Question

If \(\Large \frac{a}{b+c} +\frac{b}{a+c}+\frac{c}{a+b}=1\), then fine
\(\Large \frac{a^2}{b+c} +\frac{b^2}{a+c}+\frac{c^2}{a+b}\)

Answer 1

Gotcha! :D

Answer 2

Let \(\large 1=\frac{a+b+c}{a+b+c} \)

Take \(\large a+b+c\) of the denominotor to the LHS and multiply with every term:
\(\Large \frac{a(a+b+c)}{b+c} +\frac{b(a+b+c)}{a+c} + \frac{c(a+b+c)}{a+b}=a+b+c\)

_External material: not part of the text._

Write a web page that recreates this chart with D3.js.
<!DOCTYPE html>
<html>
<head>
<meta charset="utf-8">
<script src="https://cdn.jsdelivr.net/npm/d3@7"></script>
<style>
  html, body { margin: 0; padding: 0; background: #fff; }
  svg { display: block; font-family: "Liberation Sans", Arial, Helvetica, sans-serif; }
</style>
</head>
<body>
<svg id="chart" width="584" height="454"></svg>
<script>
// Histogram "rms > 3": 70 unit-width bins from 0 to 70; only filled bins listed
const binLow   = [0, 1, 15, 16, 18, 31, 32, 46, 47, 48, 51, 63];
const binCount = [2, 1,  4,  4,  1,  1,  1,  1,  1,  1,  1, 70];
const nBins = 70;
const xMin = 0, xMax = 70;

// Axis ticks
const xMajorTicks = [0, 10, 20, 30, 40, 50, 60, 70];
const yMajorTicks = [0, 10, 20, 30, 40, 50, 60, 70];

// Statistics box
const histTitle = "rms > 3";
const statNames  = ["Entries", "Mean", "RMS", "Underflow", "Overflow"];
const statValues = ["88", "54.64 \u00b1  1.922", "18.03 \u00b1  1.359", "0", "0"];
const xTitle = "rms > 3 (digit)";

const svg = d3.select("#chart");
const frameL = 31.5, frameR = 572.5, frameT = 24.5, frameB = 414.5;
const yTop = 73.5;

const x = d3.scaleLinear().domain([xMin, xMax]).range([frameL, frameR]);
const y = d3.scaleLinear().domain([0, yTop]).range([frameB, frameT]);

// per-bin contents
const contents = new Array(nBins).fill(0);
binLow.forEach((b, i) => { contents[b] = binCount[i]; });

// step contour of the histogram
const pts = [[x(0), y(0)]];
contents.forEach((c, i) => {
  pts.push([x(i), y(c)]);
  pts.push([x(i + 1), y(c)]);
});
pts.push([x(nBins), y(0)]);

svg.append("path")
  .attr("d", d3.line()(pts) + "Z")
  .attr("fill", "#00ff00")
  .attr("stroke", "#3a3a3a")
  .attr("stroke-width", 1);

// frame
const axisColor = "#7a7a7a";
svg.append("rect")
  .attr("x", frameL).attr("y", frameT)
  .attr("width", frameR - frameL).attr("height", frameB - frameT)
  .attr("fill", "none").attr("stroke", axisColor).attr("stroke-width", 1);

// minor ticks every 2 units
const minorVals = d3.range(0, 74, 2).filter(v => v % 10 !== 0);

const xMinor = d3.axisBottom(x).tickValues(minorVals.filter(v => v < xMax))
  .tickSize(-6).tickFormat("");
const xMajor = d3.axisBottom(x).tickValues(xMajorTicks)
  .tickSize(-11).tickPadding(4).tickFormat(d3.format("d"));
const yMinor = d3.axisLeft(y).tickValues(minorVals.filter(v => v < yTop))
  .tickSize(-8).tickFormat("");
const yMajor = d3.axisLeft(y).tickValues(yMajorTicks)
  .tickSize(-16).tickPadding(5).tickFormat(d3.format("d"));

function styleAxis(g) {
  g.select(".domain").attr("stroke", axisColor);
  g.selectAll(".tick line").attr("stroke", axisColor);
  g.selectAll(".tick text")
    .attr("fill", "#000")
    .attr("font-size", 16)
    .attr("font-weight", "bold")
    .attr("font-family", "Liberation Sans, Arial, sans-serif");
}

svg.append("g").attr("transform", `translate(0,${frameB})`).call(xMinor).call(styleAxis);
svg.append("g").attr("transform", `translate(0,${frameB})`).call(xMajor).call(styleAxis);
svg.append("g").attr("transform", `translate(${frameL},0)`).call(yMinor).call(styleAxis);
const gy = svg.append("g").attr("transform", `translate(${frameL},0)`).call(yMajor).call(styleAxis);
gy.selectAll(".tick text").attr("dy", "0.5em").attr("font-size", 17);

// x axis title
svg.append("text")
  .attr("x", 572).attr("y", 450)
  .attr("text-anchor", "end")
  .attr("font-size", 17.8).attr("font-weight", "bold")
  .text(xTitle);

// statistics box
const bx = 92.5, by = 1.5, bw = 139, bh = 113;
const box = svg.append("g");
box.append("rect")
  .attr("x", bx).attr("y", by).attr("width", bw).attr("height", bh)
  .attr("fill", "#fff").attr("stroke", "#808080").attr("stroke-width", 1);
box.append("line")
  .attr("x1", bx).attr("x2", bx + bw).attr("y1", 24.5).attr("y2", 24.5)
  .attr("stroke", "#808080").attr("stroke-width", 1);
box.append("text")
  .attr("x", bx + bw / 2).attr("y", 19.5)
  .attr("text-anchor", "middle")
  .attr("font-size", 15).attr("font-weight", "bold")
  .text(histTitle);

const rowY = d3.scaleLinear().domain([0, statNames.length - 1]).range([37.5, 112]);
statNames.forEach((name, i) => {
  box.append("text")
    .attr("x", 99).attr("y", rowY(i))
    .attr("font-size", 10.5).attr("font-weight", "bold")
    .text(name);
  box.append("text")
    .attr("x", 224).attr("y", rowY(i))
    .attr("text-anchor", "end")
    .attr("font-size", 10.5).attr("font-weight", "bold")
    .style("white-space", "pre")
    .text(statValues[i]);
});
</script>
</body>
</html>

Then split the terms according to the requirements of the question and you will get:
\(\Large \frac{a^2}{b+c}+\frac{b^2}{a+c}+\frac{c^2}{a+b}+\frac{a(b+c)}{b+c}+\frac{b(a+c)}{a+c}+\frac{c(a+b)}{a+b}=a+b+c\\\large \Rightarrow \frac{a^2}{b+c}+\frac{b^2}{a+c}+\frac{c^2}{a+b}=a+b+c-(a+b+c)=0\)

Answer 3

How did you come up with the idea to let 1=(a+b+c)/(a+b+c) to be useful to you?

Answer 4

At any rate, this is awesome, thanks haha.